Tally the lines that include "matplotlib". Output the number only.

** START **

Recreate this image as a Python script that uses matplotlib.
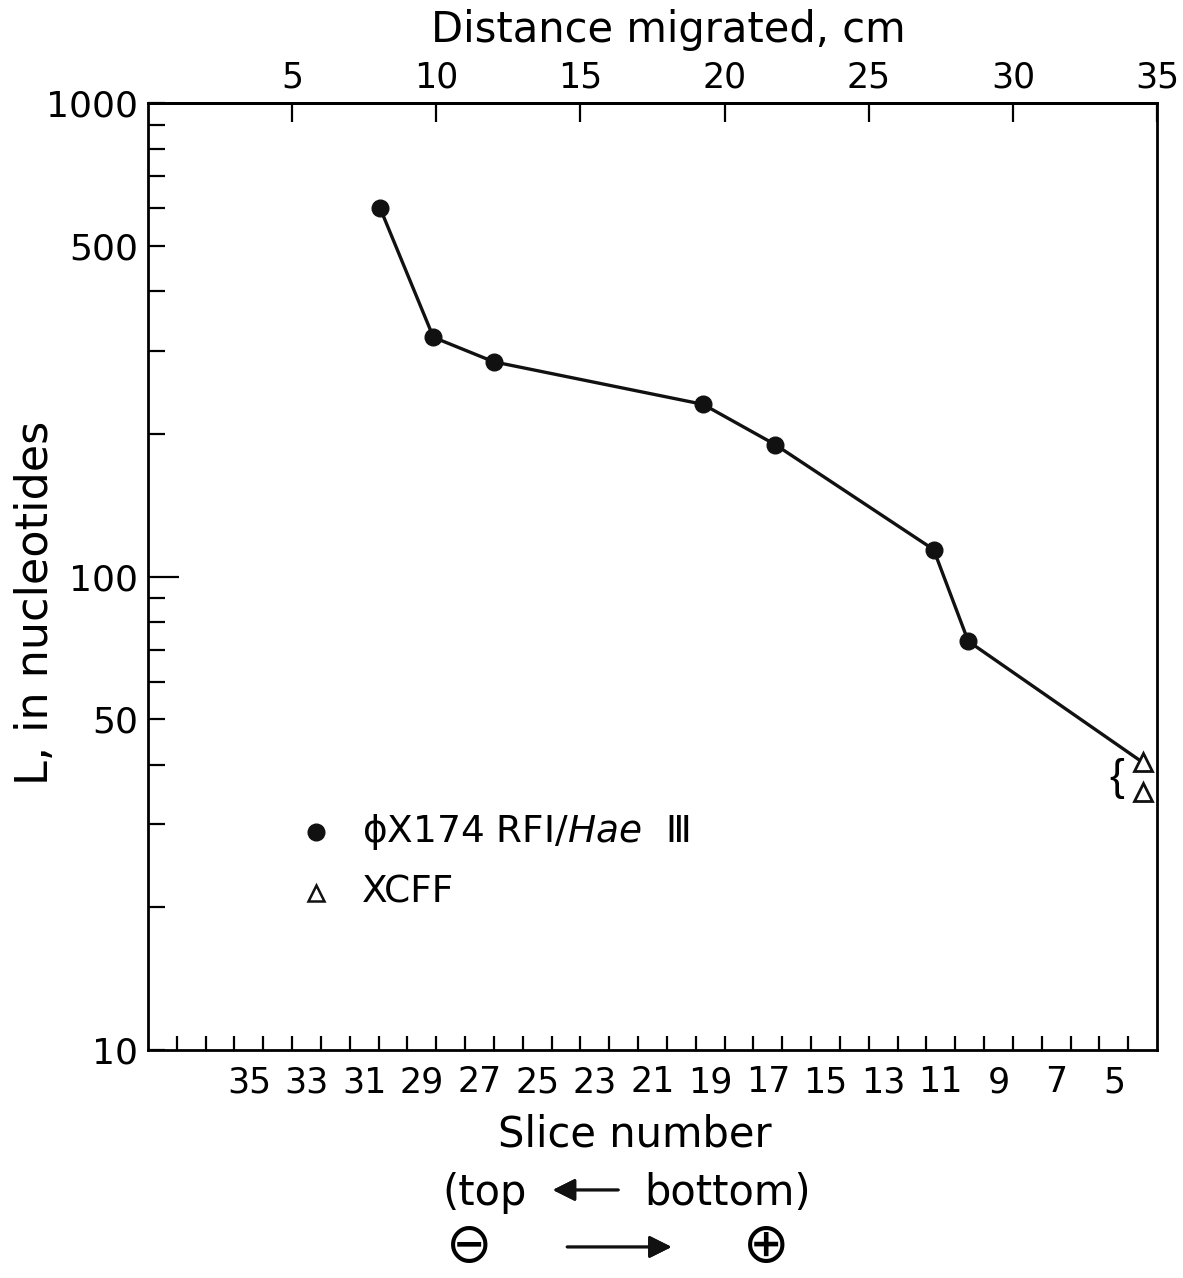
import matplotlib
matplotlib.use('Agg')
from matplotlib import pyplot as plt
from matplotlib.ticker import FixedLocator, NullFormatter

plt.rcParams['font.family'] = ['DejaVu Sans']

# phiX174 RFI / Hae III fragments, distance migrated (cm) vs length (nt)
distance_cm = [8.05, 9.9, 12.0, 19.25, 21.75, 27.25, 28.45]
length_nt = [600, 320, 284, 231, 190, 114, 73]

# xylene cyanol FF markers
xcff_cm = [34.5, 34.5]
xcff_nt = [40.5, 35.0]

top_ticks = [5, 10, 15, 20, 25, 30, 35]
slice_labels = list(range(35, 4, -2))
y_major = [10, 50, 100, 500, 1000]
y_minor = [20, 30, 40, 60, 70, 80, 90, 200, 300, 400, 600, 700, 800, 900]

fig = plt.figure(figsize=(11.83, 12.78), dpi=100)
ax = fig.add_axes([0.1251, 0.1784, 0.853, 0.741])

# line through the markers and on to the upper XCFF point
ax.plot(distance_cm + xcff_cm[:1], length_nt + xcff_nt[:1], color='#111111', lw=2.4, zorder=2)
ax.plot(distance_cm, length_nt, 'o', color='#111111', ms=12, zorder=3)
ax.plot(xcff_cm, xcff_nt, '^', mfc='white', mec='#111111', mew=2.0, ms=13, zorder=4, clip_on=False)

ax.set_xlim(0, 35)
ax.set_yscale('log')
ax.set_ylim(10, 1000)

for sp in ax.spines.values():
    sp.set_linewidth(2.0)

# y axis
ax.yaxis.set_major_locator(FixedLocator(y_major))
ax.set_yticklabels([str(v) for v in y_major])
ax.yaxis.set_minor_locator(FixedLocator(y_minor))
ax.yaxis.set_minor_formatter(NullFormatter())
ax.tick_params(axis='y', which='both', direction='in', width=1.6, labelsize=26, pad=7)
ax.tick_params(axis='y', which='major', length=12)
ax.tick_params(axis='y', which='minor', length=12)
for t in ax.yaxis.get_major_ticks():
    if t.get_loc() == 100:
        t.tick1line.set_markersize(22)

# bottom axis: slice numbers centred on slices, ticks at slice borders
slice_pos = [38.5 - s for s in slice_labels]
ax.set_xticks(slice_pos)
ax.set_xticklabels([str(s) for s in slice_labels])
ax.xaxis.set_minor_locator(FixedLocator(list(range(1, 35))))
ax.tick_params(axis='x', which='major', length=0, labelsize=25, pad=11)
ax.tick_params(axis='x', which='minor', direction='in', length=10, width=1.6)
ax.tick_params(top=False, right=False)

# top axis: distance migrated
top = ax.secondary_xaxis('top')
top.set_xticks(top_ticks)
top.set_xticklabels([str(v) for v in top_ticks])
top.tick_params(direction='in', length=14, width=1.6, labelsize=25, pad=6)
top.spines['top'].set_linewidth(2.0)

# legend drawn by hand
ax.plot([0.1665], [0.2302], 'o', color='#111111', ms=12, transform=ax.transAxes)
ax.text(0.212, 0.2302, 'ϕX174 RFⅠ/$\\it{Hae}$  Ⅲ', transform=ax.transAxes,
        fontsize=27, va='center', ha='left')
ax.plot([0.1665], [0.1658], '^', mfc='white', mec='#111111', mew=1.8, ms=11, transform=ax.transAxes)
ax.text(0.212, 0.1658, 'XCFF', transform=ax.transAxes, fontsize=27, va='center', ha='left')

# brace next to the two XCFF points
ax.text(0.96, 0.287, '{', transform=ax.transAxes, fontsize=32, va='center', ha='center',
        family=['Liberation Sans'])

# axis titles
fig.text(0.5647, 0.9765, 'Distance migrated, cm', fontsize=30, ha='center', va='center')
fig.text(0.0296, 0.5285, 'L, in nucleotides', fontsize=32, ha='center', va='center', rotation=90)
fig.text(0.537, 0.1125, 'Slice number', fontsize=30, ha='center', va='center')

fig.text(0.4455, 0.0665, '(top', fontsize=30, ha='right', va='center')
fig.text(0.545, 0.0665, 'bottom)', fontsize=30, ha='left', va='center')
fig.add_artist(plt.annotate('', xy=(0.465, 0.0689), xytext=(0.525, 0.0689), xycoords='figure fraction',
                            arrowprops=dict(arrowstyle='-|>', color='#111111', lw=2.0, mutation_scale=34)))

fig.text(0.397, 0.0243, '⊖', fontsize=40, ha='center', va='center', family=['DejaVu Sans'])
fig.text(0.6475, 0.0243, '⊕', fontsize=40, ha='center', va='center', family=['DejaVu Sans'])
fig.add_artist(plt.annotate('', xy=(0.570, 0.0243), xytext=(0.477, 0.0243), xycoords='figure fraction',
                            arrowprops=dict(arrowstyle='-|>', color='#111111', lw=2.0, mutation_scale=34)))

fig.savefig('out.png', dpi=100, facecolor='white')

** END **
** START **

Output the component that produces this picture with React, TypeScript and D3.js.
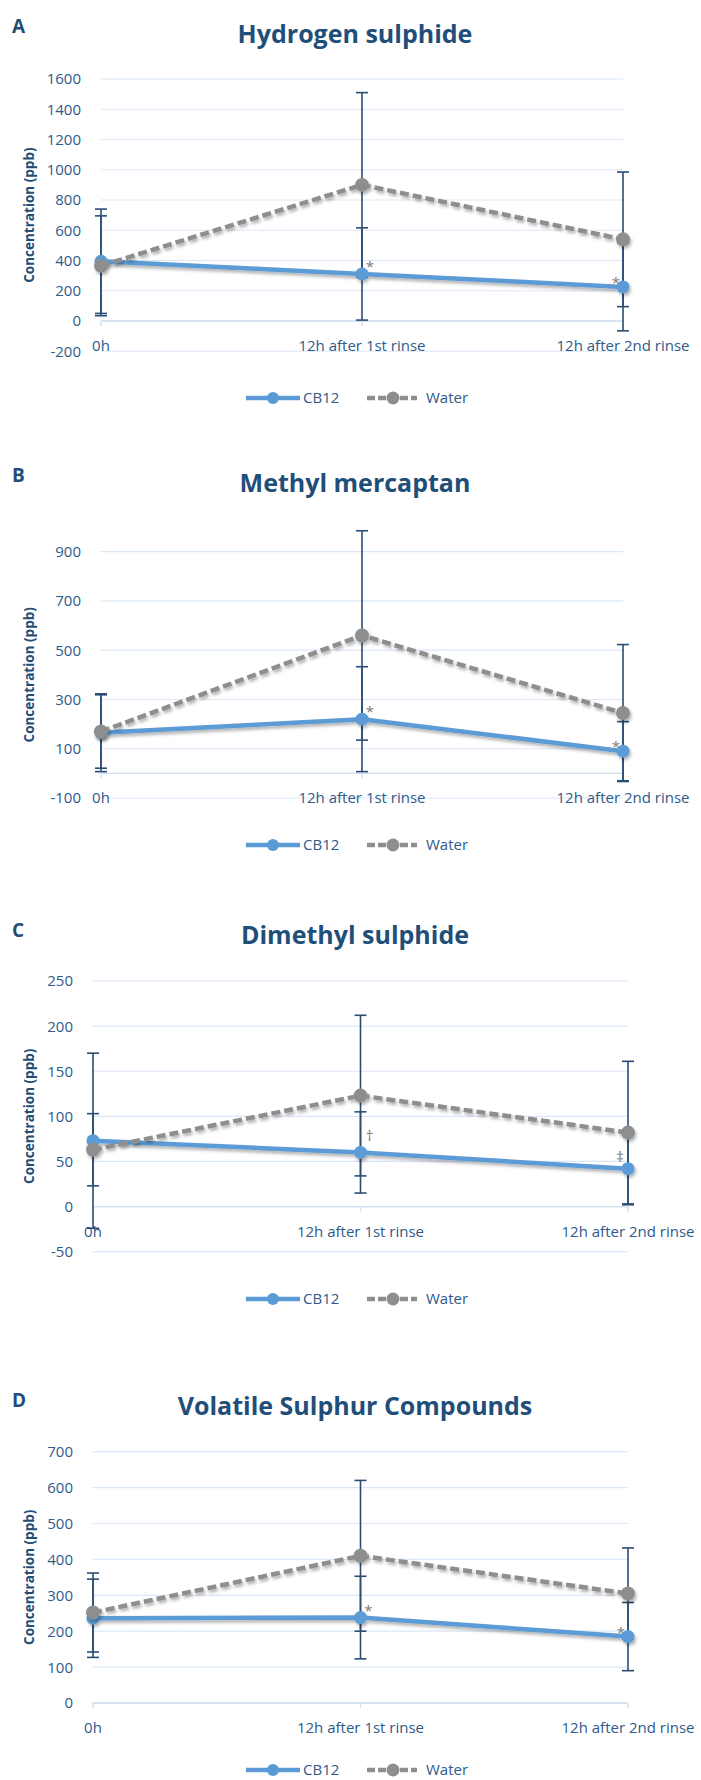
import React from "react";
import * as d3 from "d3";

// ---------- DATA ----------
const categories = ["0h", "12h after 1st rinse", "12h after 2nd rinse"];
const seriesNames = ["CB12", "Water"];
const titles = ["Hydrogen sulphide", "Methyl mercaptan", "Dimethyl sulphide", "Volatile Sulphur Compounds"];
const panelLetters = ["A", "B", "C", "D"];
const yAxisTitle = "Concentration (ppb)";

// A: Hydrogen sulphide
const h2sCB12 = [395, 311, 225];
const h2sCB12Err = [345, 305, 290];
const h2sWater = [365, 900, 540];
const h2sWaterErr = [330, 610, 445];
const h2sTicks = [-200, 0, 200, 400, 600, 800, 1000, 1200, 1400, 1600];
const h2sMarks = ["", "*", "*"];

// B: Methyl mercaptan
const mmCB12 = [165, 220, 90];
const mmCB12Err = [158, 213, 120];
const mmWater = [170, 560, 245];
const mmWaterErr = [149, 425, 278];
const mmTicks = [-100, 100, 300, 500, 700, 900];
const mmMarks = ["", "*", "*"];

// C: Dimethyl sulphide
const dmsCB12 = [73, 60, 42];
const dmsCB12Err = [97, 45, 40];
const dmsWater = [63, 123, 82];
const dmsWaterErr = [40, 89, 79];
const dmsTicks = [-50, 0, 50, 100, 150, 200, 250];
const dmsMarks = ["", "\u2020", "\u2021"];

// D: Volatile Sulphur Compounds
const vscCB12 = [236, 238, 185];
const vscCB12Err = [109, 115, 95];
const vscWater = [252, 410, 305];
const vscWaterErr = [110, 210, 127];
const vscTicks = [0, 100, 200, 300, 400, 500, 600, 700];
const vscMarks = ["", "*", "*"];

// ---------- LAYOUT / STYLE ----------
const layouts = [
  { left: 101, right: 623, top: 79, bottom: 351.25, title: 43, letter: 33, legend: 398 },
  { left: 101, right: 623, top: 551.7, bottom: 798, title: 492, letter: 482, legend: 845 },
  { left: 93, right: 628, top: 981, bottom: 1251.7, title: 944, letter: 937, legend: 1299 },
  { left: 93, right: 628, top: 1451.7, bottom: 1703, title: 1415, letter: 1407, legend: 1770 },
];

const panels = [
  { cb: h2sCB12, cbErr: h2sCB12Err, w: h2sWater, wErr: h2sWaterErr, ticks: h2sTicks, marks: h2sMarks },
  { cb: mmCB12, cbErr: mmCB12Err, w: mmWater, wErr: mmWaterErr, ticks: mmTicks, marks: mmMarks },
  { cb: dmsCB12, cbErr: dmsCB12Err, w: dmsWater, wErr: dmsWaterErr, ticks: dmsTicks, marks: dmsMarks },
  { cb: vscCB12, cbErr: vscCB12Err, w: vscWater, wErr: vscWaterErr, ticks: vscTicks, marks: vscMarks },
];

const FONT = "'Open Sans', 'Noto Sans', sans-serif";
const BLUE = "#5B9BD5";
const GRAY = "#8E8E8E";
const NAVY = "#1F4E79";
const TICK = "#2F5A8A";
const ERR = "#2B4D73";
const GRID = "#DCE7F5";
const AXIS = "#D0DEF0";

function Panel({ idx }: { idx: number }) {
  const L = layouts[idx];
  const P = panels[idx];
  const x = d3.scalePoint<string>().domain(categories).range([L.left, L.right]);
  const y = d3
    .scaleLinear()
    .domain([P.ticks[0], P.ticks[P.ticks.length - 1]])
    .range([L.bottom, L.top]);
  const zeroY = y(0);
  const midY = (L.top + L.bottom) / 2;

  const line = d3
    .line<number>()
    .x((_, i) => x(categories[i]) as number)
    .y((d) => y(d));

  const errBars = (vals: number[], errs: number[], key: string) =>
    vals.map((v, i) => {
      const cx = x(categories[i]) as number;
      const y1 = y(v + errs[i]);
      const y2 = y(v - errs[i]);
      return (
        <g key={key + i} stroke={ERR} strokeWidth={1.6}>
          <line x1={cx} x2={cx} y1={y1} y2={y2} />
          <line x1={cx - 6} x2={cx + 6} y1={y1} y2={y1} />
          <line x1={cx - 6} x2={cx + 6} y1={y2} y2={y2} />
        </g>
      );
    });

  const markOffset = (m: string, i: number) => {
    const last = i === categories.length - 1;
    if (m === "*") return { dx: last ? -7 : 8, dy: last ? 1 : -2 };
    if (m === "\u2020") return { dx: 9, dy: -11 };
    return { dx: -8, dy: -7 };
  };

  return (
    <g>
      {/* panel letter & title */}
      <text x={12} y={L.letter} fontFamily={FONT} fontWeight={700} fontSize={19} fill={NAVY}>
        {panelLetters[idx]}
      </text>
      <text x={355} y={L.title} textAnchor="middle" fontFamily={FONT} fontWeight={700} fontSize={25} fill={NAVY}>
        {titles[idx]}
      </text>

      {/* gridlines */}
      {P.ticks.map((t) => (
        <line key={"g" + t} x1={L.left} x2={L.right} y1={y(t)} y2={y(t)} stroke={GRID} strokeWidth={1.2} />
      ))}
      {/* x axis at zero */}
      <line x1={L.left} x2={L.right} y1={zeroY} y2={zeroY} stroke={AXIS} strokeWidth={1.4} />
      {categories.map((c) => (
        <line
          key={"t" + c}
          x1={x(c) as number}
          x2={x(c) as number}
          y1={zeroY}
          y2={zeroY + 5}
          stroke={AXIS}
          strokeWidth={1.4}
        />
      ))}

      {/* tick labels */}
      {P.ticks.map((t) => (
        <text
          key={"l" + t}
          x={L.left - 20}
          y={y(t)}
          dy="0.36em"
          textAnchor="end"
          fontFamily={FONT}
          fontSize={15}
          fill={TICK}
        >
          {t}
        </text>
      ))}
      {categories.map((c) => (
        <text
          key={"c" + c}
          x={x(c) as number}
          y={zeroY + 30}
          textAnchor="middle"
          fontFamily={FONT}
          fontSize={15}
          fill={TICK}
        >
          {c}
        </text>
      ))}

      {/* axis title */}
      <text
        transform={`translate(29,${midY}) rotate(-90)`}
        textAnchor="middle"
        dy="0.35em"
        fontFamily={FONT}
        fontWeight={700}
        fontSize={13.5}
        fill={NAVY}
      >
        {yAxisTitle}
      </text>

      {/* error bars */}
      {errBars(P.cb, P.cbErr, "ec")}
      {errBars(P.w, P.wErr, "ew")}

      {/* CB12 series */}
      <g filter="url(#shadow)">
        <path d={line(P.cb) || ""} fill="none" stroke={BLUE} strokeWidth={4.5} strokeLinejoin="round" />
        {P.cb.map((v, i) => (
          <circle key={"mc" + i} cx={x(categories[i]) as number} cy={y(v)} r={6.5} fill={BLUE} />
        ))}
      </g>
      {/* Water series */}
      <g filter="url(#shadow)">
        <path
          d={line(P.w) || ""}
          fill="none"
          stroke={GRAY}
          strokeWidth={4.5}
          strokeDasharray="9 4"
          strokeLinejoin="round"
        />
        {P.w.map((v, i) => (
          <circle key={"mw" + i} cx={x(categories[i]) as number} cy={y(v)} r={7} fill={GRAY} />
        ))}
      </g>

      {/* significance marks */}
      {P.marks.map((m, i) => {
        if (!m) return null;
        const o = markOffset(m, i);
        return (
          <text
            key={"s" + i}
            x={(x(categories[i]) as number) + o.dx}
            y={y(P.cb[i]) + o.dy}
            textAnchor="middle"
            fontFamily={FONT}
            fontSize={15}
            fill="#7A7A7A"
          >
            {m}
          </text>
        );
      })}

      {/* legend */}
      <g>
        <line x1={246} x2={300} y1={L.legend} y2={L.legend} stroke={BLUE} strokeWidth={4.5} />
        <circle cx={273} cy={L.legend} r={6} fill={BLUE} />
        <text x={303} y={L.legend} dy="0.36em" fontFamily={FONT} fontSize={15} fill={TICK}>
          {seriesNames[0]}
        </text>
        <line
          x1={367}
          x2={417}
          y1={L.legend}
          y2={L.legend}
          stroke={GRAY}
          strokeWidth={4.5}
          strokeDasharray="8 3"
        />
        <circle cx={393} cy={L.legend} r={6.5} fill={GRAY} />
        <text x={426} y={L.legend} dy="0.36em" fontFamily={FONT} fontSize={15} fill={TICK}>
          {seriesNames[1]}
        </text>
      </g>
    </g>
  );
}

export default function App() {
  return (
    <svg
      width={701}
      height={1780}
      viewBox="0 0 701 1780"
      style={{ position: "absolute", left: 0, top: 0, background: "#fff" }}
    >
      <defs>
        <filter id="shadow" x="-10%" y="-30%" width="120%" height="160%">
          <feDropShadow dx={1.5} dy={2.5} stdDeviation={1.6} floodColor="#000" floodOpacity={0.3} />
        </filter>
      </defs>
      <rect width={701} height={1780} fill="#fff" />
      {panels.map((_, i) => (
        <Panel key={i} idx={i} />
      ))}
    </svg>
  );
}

** END **

**WRITTEN SOLUTION**
5